Des réseaux concurrents, une influence diluée

Les réseaux maçonniques ne sont plus les seuls à irriguer la sphère publique. Ils coexistent avec les clubs politiques, les réseaux d’anciens élèves de grandes écoles, les think tanks, les cercles patronaux, les organisations confessionnelles. Cette dispersion affaiblit leur centralité.

Sous les présidences Hollande puis Macron, plusieurs figures issues de la franc-maçonnerie ont occupé des postes stratégiques. Gérard Collomb, Jean-Yves Le Drian, Richard Ferrand, entre autres, ont contribué à entretenir l’idée d’un réseau influent dans les coulisses. D’autres, comme Alexandre Benalla, lié à la GLNF, ou Ismaël Emelien, passé par des cercles proches de la franc-maçonnerie, illustrent la porosité entre ces sphères d’influence.
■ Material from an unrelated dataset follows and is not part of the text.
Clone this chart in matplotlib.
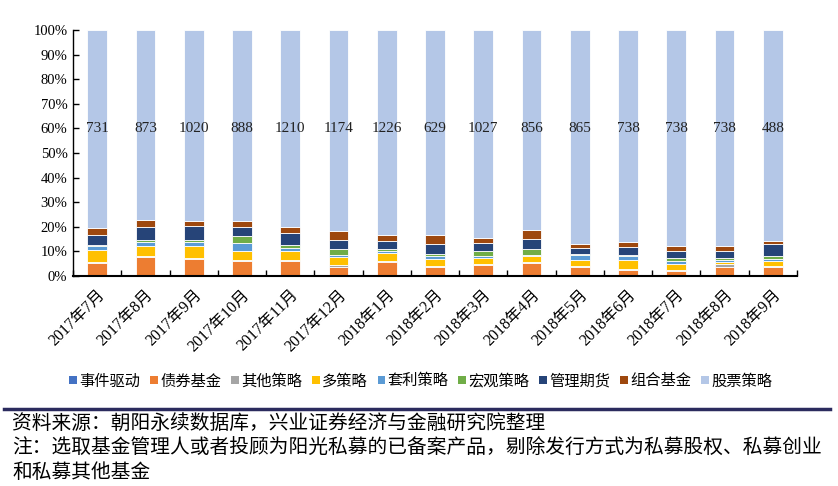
import matplotlib
matplotlib.use("Agg")
import matplotlib.pyplot as plt
import numpy as np
from matplotlib.lines import Line2D
from matplotlib.patches import Patch

plt.rcParams['font.family'] = ['Liberation Serif', 'Noto Sans CJK SC', 'DejaVu Sans']

months = ["2017年7月", "2017年8月", "2017年9月", "2017年10月", "2017年11月", "2017年12月",
          "2018年1月", "2018年2月", "2018年3月", "2018年4月", "2018年5月", "2018年6月",
          "2018年7月", "2018年8月", "2018年9月"]
counts = [731, 873, 1020, 888, 1210, 1174, 1226, 629, 1027, 856, 865, 738, 738, 738, 488]

series_names = ["事件驱动", "债券基金", "其他策略", "多策略", "套利策略", "宏观策略", "管理期货", "组合基金", "股票策略"]

event_driven = [0.2, 0.2, 0.2, 0.2, 0.2, 0.2, 0.2, 0.2, 0.2, 0.2, 0.2, 0.2, 0.3, 0.2, 0.2]
bond_fund    = [5.0, 7.7, 6.6, 5.7, 6.1, 3.4, 5.3, 3.3, 4.3, 5.0, 3.4, 2.4, 1.9, 3.5, 3.4]
other        = [0.5, 0.4, 0.7, 0.5, 0.4, 0.8, 0.4, 0.7, 0.5, 0.4, 0.4, 0.3, 0.4, 1.0, 0.3]
multi        = [4.9, 3.9, 4.7, 3.6, 3.6, 3.4, 3.4, 2.7, 2.2, 2.7, 2.7, 3.8, 2.3, 1.0, 2.4]
arbitrage    = [1.5, 1.8, 1.6, 3.6, 1.2, 0.9, 0.9, 1.1, 0.9, 0.4, 1.9, 1.5, 1.2, 0.9, 0.8]
macro        = [0.5, 0.8, 1.0, 2.7, 0.9, 2.2, 0.9, 1.1, 2.2, 2.4, 0.4, 0.5, 1.1, 0.9, 1.1]
cta          = [3.9, 5.1, 5.4, 3.6, 4.9, 3.9, 3.3, 3.9, 3.1, 4.1, 2.2, 3.1, 3.0, 2.8, 4.9]
fof          = [3.0, 2.7, 2.2, 2.6, 2.7, 3.3, 2.4, 3.8, 1.9, 3.3, 1.8, 2.2, 2.0, 1.9, 1.2]

colors = ["#4472C4", "#ED7D31", "#A5A5A5", "#FFC000", "#5B9BD5", "#70AD47", "#264478", "#9E480E", "#B4C7E7"]

lower = [event_driven, bond_fund, other, multi, arbitrage, macro, cta, fof]
lower_arr = np.array(lower, dtype=float)
stock = 100.0 - lower_arr.sum(axis=0)
all_series = [np.array(s, dtype=float) for s in lower] + [stock]

fig = plt.figure(figsize=(8.38, 4.86), dpi=100)
ax = fig.add_axes([73/838, 1 - 276/486, (797 - 73)/838, (276 - 30)/486])

x = np.arange(len(months))
bottom = np.zeros(len(months))
for vals, col in zip(all_series, colors):
    ax.bar(x, vals / 100.0, bottom=bottom, width=0.41, color=col, edgecolor="white", linewidth=0.6, zorder=2)
    bottom += vals / 100.0

for xi, c in zip(x, counts):
    ax.text(xi, 0.60, str(c), ha="center", va="center", fontsize=11,
            family=['Liberation Serif'], color="#222222", zorder=3)

ax.set_xlim(-0.5, len(months) - 0.5)
ax.set_ylim(0, 1.0)
ax.set_yticks(np.arange(0, 1.01, 0.1))
ax.set_yticklabels([f"{int(round(v*100))}%" for v in np.arange(0, 1.01, 0.1)],
                   fontsize=10.5, family=['Liberation Serif'])
ax.set_xticks(x)
ax.set_xticklabels(months, rotation=45, ha="right", rotation_mode="anchor", fontsize=11.5)
ax.tick_params(axis="x", length=0, pad=8)
ax.tick_params(axis="y", direction="in", length=4, width=1, pad=4)
ax.set_xticks(np.arange(-0.5, len(months) + 0.5, 1.0), minor=True)
ax.tick_params(axis="x", which="minor", direction="in", length=4, width=1)

for s in ["top", "right"]:
    ax.spines[s].set_visible(False)
ax.spines["left"].set_linewidth(1.0)
ax.spines["bottom"].set_linewidth(1.5)

handles = [Patch(facecolor=c, edgecolor="none") for c in colors]
fig.legend(handles, series_names, loc="center", bbox_to_anchor=(0.502, 1 - 381/486), ncol=9,
           frameon=False, fontsize=11, handlelength=0.5, handleheight=0.5,
           handletextpad=0.15, columnspacing=0.65)

fig.add_artist(Line2D([4/838, 830/838], [1 - 409/486, 1 - 409/486], color="#2B2B5E", linewidth=2.5))

fs = 14.2
fig.text(12/838, 1 - 424/486, "资料来源：朝阳永续数据库，兴业证券经济与金融研究院整理", fontsize=fs, va="center", ha="left")
fig.text(12/838, 1 - 449/486, "注：选取基金管理人或者投顾为阳光私募的已备案产品，剔除发行方式为私募股权、私募创业",
         fontsize=fs, va="center", ha="left")
fig.text(12/838, 1 - 473/486, "和私募其他基金", fontsize=fs, va="center", ha="left")

fig.savefig("out.png", dpi=100)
Depuis ses origines, la franc-maçonnerie est la cible de théories du complot. Dès le XVIIIe siècle, ses adversaires dénonçaient un groupe conspirateur et occulte. Ces accusations persistent aujourd’hui, souvent relayées par les sphères complotistes et certains segments d’extrême droite. Pourtant, comme le souligne Laurent Kupferman, la franc-maçonnerie agit moins comme un pouvoir caché que comme un espace de débat et de cooptation, avec ses effets de réseau, mais sans hiérarchie occulte ni stratégie unifiée.

Certaines affaires ont cependant terni son image : affaire des HLM de Paris, affaire Cahuzac, affaire du Carlton de Lille. Des francs-maçons y ont été impliqués, notamment dans la magistrature. Les obédiences concernées affirment exclure systématiquement les membres condamnés, mais les soupçons demeurent.

De nombreuses voix, y compris internes, appellent à une évolution. « La franc-maçonnerie doit redevenir un laboratoire d’idées, un espace de réflexion éthique, capable de formuler des propositions sur les grands enjeux sociaux et environnementaux », explique Alain Bauer, ancien Grand Maître du Grand orient de France.